The resolution is for the community to split the water utility cost evenly across the board -- at least until the city installs the correct water meters. Not everyone is happy with this solution.
Enter the ratio utility billing system (RUBS), a more sophisticated way of meting out utility payments for apartment dwellers who don’t have their own utility meters. Not having a submeter for individual units is mostly found in older buildings where there is only a single meter for the entire building or property. Utilities typically included in RUBS are water, sewer, gas, electricity, and trash.
The property owner or property manager of a building with only one general meter can do as my neighborhood chose to do and bill every tenant the same, but RUBS provides a fairer method.
What is RUBS?
Under RUBS real estate, the cost a tenant pays for their utility usage is based on factors that would likely affect the cost of utilities in a household, such as the square footage of the unit, how many people occupy the unit, the types of appliances owned, etc. Each household would have a unique formula.
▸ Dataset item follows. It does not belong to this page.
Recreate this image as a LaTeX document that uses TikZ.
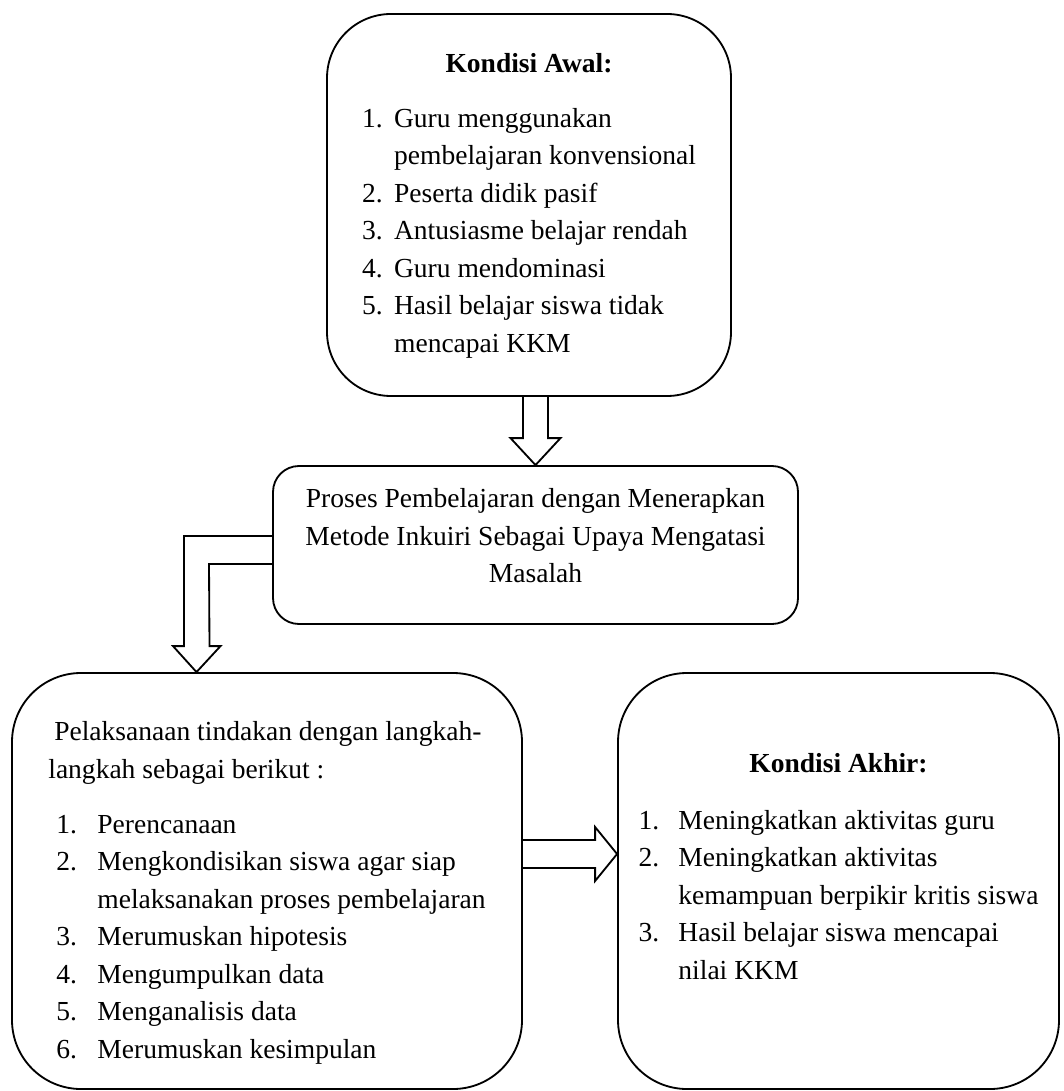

Ideally, landlords would not need to deal with a tenant’s utility usage at all; the responsibility would fall directly on the tenant. And that happens in newer buildings where each unit has a dedicated meter. But in buildings that have only one meter for the whole building, the landlord would typically be responsible for the entire utility bill.
Most landlords will not take on the expense of paying for their tenants’ utility usage. That cost could quickly get out of control for the landlord. If the landlord does pay the utility bill, in cases where utilities are included in the rental price, the landlord has probably increased rent across the board to pay for the utilities.
Pros of RUBS
RUBS can be the best solution to the problem of no submeters. Here are some benefits:
RUBS can save tenants money: Some tenants, thinking their utilities are free, might be tempted to be careless or cavalier about their utility usage. Air conditioner set at 68 degrees all day? Half-hour hot-water showers? Leaving the lights and TV on 24/7? All that can happen if people aren’t paying for their utilities. And if the landlord has rising utility costs from tenants overusing utilities, that landlord will most likely pass those extra costs onto the tenants.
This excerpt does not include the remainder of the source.